Corporate Governance and Development

Last month, more than 30 development financing institutions signed a statement putting corporate governance at the forefront of their global development efforts.  The statement describes some of the benefits good corporate governance provides, including improved company performance, better access to capital, better stakeholder relations, stronger capital markets, as well as lower investment and reputational risk. 

But corporate governance contributes to development in so many more ways – ways that become more evident once we extend the analysis of the concept beyond its traditional application – large firms and capital markets.  We have seen good corporate governance contribute to development by:

  • Cleaning up the nature of relationships between business and state (private-public transparency)
  • Helping improve legal enforcement mechanisms (by protecting minority shareholders rights, for example)
  • Facilitating property rights protection
  • Helping combat corruption (an important but rarely recognized corporate governance benefit)
  • Helping firms attract investment (thus creating jobs)
  • Developing a strong SME sector and opening up family firms
  • Instilling the concepts of transparency and accountability far beyond the corporate sector

The bottom line – it is becoming increasingly evident that corporate governance is not only for large firms and developed markets.  We’ve seen it transform the way business is done in places one would never consider could benefit from good corporate governance.

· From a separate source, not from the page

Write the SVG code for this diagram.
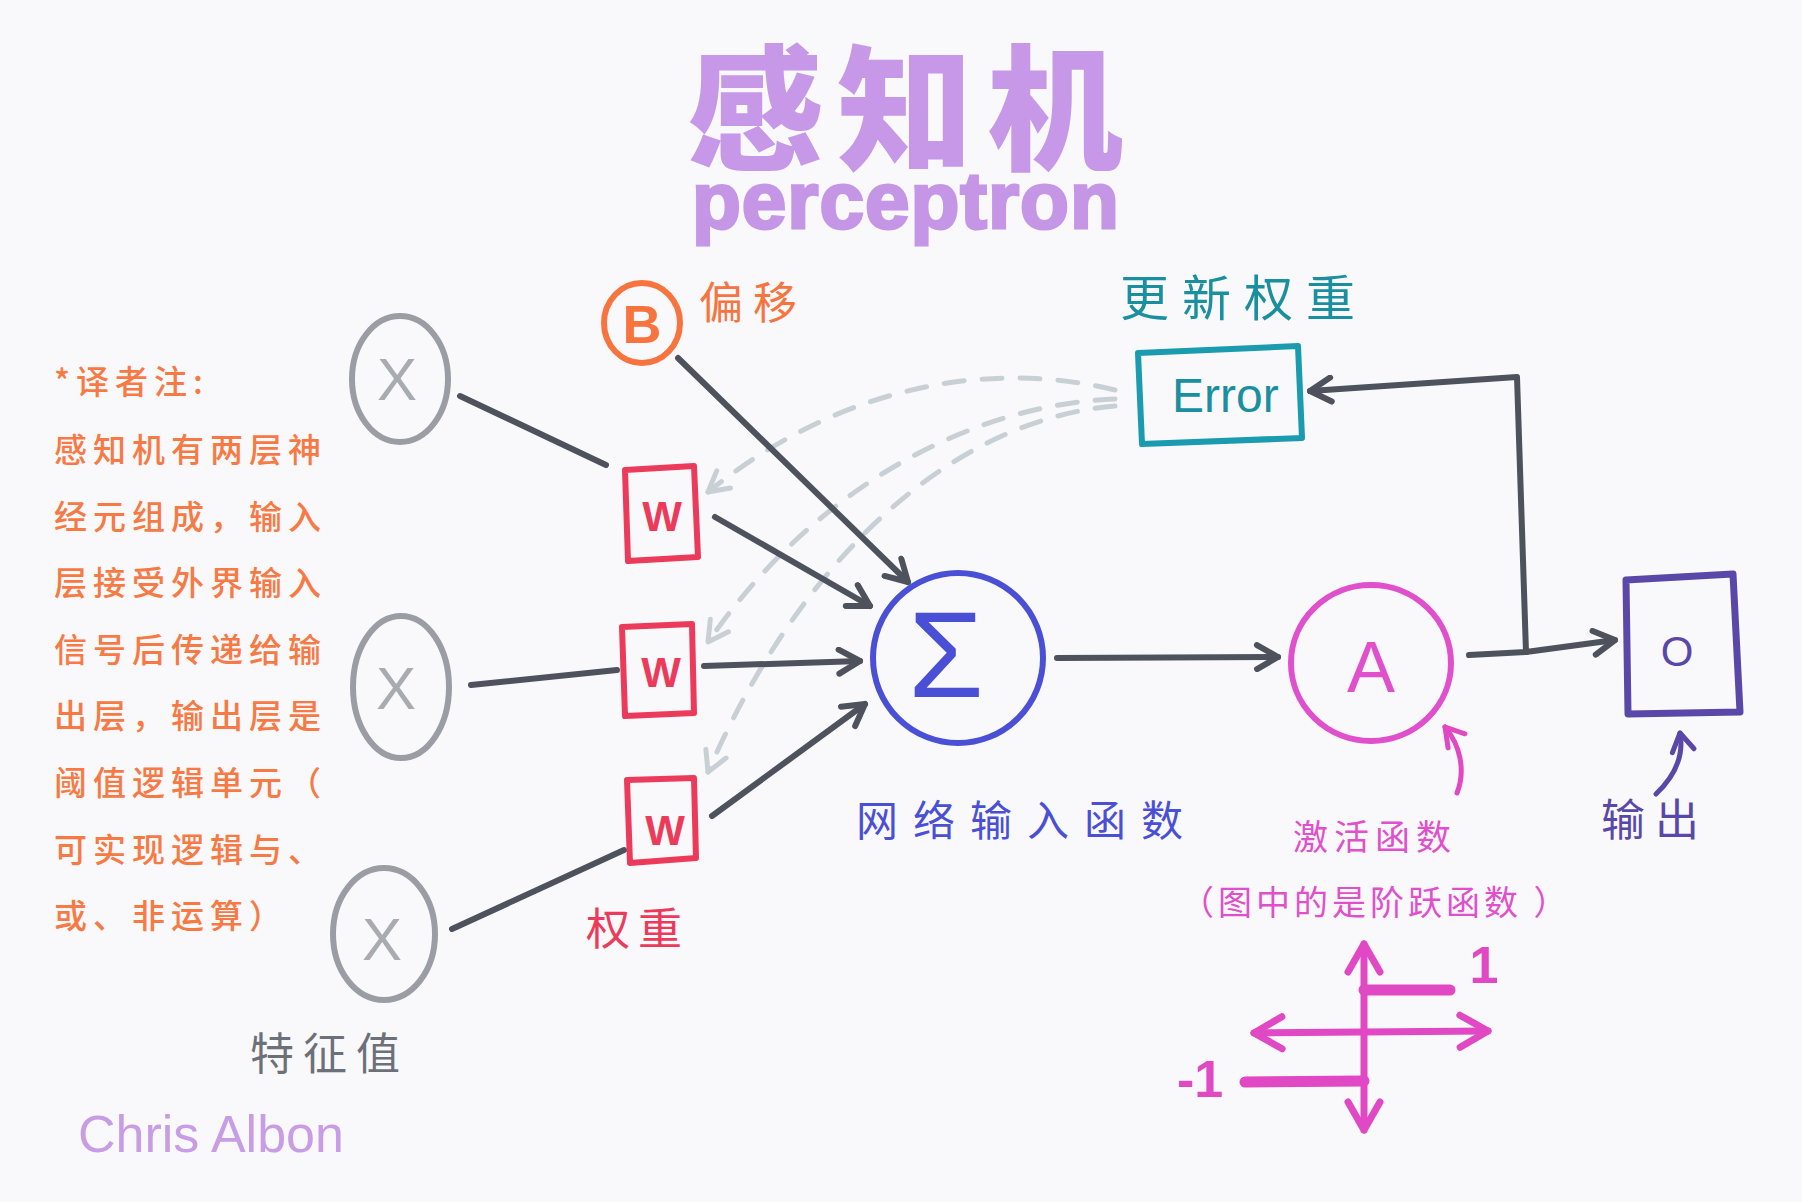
<svg xmlns="http://www.w3.org/2000/svg" width="1802" height="1202" viewBox="0 0 1802 1202">
<defs>
<style>
.cjk{font-family:'Noto Sans CJK SC','Noto Sans',sans-serif;}
.lat{font-family:'Liberation Sans',Arial,sans-serif;}
.note{font-family:'Noto Sans CJK SC',sans-serif;font-size:33px;font-weight:500;fill:#f77a45;letter-spacing:6px;}
.conn{fill:none;stroke:#4d525c;stroke-width:6;stroke-linecap:round;stroke-linejoin:round;}
.dash{fill:none;stroke:#c9d0d5;stroke-width:5;stroke-linecap:round;stroke-dasharray:20 18;}
.xnode{fill:none;stroke:#9a9ea4;stroke-width:6;}
.xlab{font-family:'Liberation Sans',Arial,sans-serif;font-size:60px;fill:#a8acb1;text-anchor:middle;}
.wbox{fill:none;stroke:#ec3b5a;stroke-width:6;stroke-linejoin:round;}
.wlab{font-family:'Liberation Sans',Arial,sans-serif;font-size:42px;font-weight:bold;fill:#ec3b5a;text-anchor:middle;}
.step{fill:none;stroke:#e048c4;stroke-width:7;stroke-linecap:round;}
</style>
<marker id="arr" viewBox="0 0 30 30" refX="26" refY="15" markerWidth="30" markerHeight="30" markerUnits="userSpaceOnUse" orient="auto"><path d="M5,3 L26,15 L5,27" fill="none" stroke="#4d525c" stroke-width="6" stroke-linecap="round" stroke-linejoin="round"/></marker>
<marker id="arrd" viewBox="0 0 30 30" refX="26" refY="15" markerWidth="30" markerHeight="30" markerUnits="userSpaceOnUse" orient="auto"><path d="M6,4 L26,15 L6,26" fill="none" stroke="#c9d0d5" stroke-width="5" stroke-linecap="round" stroke-linejoin="round"/></marker>
<marker id="arrm" viewBox="0 0 30 30" refX="26" refY="15" markerWidth="30" markerHeight="30" markerUnits="userSpaceOnUse" orient="auto"><path d="M8,4 L26,15 L8,26" fill="none" stroke="#e048c4" stroke-width="5" stroke-linecap="round" stroke-linejoin="round"/></marker>
<marker id="arrp" viewBox="0 0 30 30" refX="26" refY="15" markerWidth="30" markerHeight="30" markerUnits="userSpaceOnUse" orient="auto"><path d="M8,4 L26,15 L8,26" fill="none" stroke="#5a48a8" stroke-width="5" stroke-linecap="round" stroke-linejoin="round"/></marker>
<marker id="arrs" viewBox="0 0 40 40" refX="36" refY="20" markerWidth="40" markerHeight="40" markerUnits="userSpaceOnUse" orient="auto-start-reverse"><path d="M8,4 L36,20 L8,36" fill="none" stroke="#e048c4" stroke-width="7" stroke-linecap="round" stroke-linejoin="round"/></marker>
</defs>
<rect x="0" y="0" width="1802" height="1202" fill="#f9f9fb"/>

<g id="title">
<text class="cjk" x="912" y="160" font-size="136" font-weight="900" fill="#c898e8" text-anchor="middle" letter-spacing="14">感知机</text>
<text class="lat" x="692" y="228" font-size="80" font-weight="bold" fill="#c596e6" stroke="#c596e6" stroke-width="3" letter-spacing="1">perceptron</text>
</g>

<g id="note">
<text class="note" x="54" y="394">*译者注:</text>
<text class="note" x="54" y="462">感知机有两层神</text>
<text class="note" x="54" y="529">经元组成，输入</text>
<text class="note" x="54" y="595">层接受外界输入</text>
<text class="note" x="54" y="662">信号后传递给输</text>
<text class="note" x="54" y="728">出层，输出层是</text>
<text class="note" x="54" y="795">阈值逻辑单元（</text>
<text class="note" x="54" y="862">可实现逻辑与、</text>
<text class="note" x="54" y="928">或、非运算）</text>
</g>

<g id="connectors">
<path class="dash" d="M1115,390 C1000,362 850,378 708,492" marker-end="url(#arrd)"/>
<path class="dash" d="M1115,399 C980,404 820,480 708,642" marker-end="url(#arrd)"/>
<path class="dash" d="M1115,406 C950,420 800,560 708,772" marker-end="url(#arrd)"/>
<path class="conn" d="M460,396 L606,465"/>
<path class="conn" d="M715,517 L870,606" marker-end="url(#arr)"/>
<path class="conn" d="M678,358 L908,582" marker-end="url(#arr)"/>
<path class="conn" d="M471,685 L617,670"/>
<path class="conn" d="M704,666 L860,661" marker-end="url(#arr)"/>
<path class="conn" d="M452,929 L624,850"/>
<path class="conn" d="M712,816 L865,704" marker-end="url(#arr)"/>
<path class="conn" d="M1057,658 L1278,657" marker-end="url(#arr)"/>
<path class="conn" d="M1469,655 L1526,652 L1615,640" marker-end="url(#arr)"/>
<path class="conn" d="M1526,652 L1517,377 L1310,391" marker-end="url(#arr)"/>
<path d="M1457,793 C1466,770 1460,745 1445,727" fill="none" stroke="#e048c4" stroke-width="5" stroke-linecap="round" marker-end="url(#arrm)"/>
<path d="M1656,794 C1676,775 1684,755 1680,733" fill="none" stroke="#5a48a8" stroke-width="5" stroke-linecap="round" marker-end="url(#arrp)"/>
</g>

<g id="x1"><ellipse class="xnode" cx="400" cy="379" rx="48" ry="63"/><text class="xlab" x="397" y="400">X</text></g>
<g id="x2"><ellipse class="xnode" cx="401" cy="687" rx="48" ry="71"/><text class="xlab" x="396" y="709">X</text></g>
<g id="x3"><ellipse class="xnode" cx="384" cy="934" rx="51" ry="66"/><text class="xlab" x="382" y="960">X</text></g>
<g id="features"><text class="cjk" x="250" y="1070" font-size="44" fill="#6c7179" letter-spacing="9">特征值</text></g>

<g id="bias">
<ellipse cx="642" cy="323" rx="38" ry="40" fill="none" stroke="#f7743f" stroke-width="6"/>
<text class="lat" x="642" y="343" font-size="54" font-weight="bold" fill="#f7743f" text-anchor="middle">B</text>
<text class="cjk" x="699" y="319" font-size="44" fill="#f7743f" letter-spacing="10">偏移</text>
</g>

<g id="w1"><polygon class="wbox" points="625,470 694,466 698,557 628,561"/><text class="wlab" x="662" y="531">W</text></g>
<g id="w2"><polygon class="wbox" points="622,627 692,624 694,713 625,716"/><text class="wlab" x="661" y="687">W</text></g>
<g id="w3"><polygon class="wbox" points="627,780 694,778 696,858 630,863"/><text class="wlab" x="665" y="845" font-size="50">W</text></g>
<g id="weights"><text class="cjk" x="586" y="945" font-size="44" fill="#ec3b5a" letter-spacing="8">权重</text></g>

<g id="sum">
<circle cx="958" cy="658" r="85" fill="none" stroke="#4a50d6" stroke-width="6"/>
<text class="lat" x="946" y="697" font-size="122" fill="#4a50d6" text-anchor="middle">Σ</text>
<text class="cjk" x="856" y="836" font-size="42" fill="#4a50d6" letter-spacing="15">网络输入函数</text>
</g>

<g id="activation">
<ellipse cx="1371" cy="663" rx="80" ry="78" fill="none" stroke="#e050cc" stroke-width="6"/>
<text class="lat" x="1371" y="692" font-size="72" fill="#e050cc" text-anchor="middle">A</text>
<text class="cjk" x="1293" y="850" font-size="35" fill="#e050cc" letter-spacing="6">激活函数</text>
<text class="cjk" x="1180" y="915" font-size="34" fill="#e050cc" letter-spacing="4">（图中的是阶跃函数 ）</text>
</g>

<g id="output">
<polygon points="1626,580 1733,574 1740,712 1628,714" fill="none" stroke="#5a48a8" stroke-width="7" stroke-linejoin="round"/>
<text class="lat" x="1677" y="666" font-size="42" fill="#5a48a8" text-anchor="middle">O</text>
<text class="cjk" x="1601" y="836" font-size="44" fill="#5a48a8" letter-spacing="10">输出</text>
</g>

<g id="error">
<polygon points="1138,353 1298,346 1302,438 1142,444" fill="none" stroke="#1a9bb0" stroke-width="6" stroke-linejoin="round"/>
<text class="lat" x="1172" y="412" font-size="48" fill="#1a8fa0">Error</text>
<text class="cjk" x="1120" y="316" font-size="49" fill="#1a8fa0" letter-spacing="13">更新权重</text>
</g>

<g id="stepgraph">
<path class="step" d="M1364,1130 L1364,944" marker-start="url(#arrs)" marker-end="url(#arrs)"/>
<path class="step" d="M1254,1033 L1488,1031" marker-start="url(#arrs)" marker-end="url(#arrs)"/>
<path d="M1364,990 L1450,990" fill="none" stroke="#e048c4" stroke-width="11" stroke-linecap="round"/>
<path d="M1245,1082 L1364,1081" fill="none" stroke="#e048c4" stroke-width="11" stroke-linecap="round"/>
<text class="lat" x="1484" y="983" font-size="52" font-weight="bold" fill="#e048c4" text-anchor="middle">1</text>
<text class="lat" x="1200" y="1097" font-size="52" font-weight="bold" fill="#e048c4" text-anchor="middle">-1</text>
</g>

<g id="signature"><text class="lat" x="78" y="1152" font-size="52" fill="#c89de6">Chris Albon</text></g>
</svg>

Just recently, I had a pleasure of interviewing Karugor Gatamah who runs a corporate governance center in Kenya.  I asked him – what does he think about the general notion of linking corporate governance with large companies?  He brought up an interesting fact, noting that

There are over 140,000 registered companies in Kenya.  Only approximately 53 are listed on the stock exchange, and only 5,000 are public companies.  So, that gives you approximately 135,000, which are either family-owned private small companies or medium-sized companies.  If you don’t address corporate governance in SMEs and family-owned companies then you are saying you are only dealing with those 53 or so companies and are completely ignoring the other 135,000.

Why corporate governance matters, I asked him? Why does it matter for Africa? Here is what he had to say

I think for Africa, the fact that we tended to associate corporate governance with foreign investment has alienated a lot of the people from seeing the benefits of good corporate governance to society at large, to the poor.  I like to talk about corporate governance and MGD’s.  This may not be a direct relationship, but as I said, if you don’t create wealth, how do you alleviate poverty? 

Karugor Gatamah hits the nail on the head – corporate governance helps to create wealth and alleviate poverty in a sustainable way.  The development financing institutions also get it, and the new agreement is a testament to their commitment.  Lets hope more people recognize corporate governance as an important development, not just an investment, tool.